When you love someone, do you not desire her presence in your life? In the least, do you not want to be sure that that person will always be there so you can love her and she can love you in return? That desire for someone's presence, I'm thinking of the death of a friend or family member, doesen't that make the person, now gone, seem more diffuse, more ever-present? You go into her room, the room she used to live and where you used to talk to one another, and it seems as if now that she's gone, her ghost pervades the room. She seem everywhere and nowhere. Your desire summons her, and although you never believed in ghosts, you know it's a symbol that was created for this very feeling, that ghosts really do exist, but not like in the movies. Your desires change your experience of the world, and these ghosts that are summoned by the desires of the mind, they'll change you.
Yes, desire!
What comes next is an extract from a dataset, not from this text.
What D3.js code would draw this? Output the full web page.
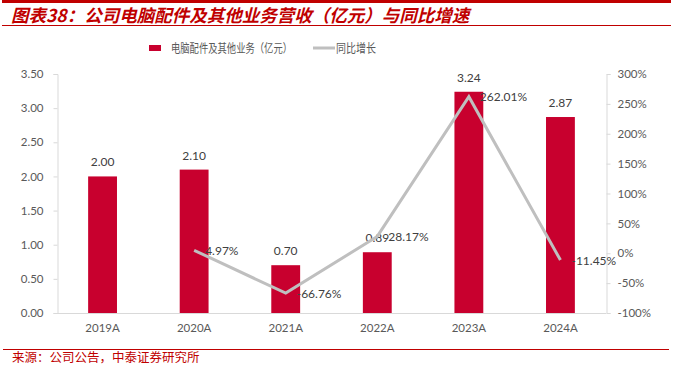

That's the word. Desire, which gives direction to the stream of your thoughts. Desire--so bodily, so phyisical, but so spiritual as well! Even with the desire to solve something as purely abstract as a math equation, the desire to suceed becomes bodily. You need to solve the problem, because a desire rebuked is a painful matter. Is not the failures and successes of desire one of the roots of suffering? A desire that strikes the mind is the first stage of way-making, but a desire poorly chosen can be the death of the soul.
Bob Dylan in his song "Dark Eyes" says:
"Oh, time is short and the days are sweet and passion rules the arrow that flies..."
Yes, time is short and life will nibble at your conscience, asking you time and time again--"How far are you aiming your arrows? Are they reaching as far as they can reach?" The arrow that flies? Is that not our idea that your mind moves in streams of forces, that your thoughts, moved by desire, have direction? Swept up by your desires, desires that you must freely choose, your mind, no, your whole existence moves itself through its two worlds--the physical world of people and things, and the mental world of attitudes and ideas. But in what direction should one's passion go?
Of course, people have different modes of passions. Some are passionate about collecting bottle caps, some (like me) are passionate about singing, and some are passionate about playing a sport. This is all fine, but there are passions that define the spectrum of life and death, that seem to contain all of the material world and charge it with meaning. To be passionate about playing baseball is perfectly healthy, but what if that passion contained all of life and death itself? Or what if you lived to passionately love another woman, a temptation that would surely befall me if that person filled my life with such peace and joy.
The author Robert Penn Warren, writing on Hemingway's A Farewell to Arms, interpreted the death of Catherine as the discovery that "the attempt to find a substitute for universal meaning in the limited meaning of the personal relationship is doomed to failure." What happens to the soul of a man that finds that the limited meaning of a woman, baseball, singing, or whatever; what happens to this man when he finally realizes that this cannot be a substitute for a universal meaning? What Tragedy?
I make another statment to self--
"The purpose of my life is to find and live a passion that will give a purpose to my life."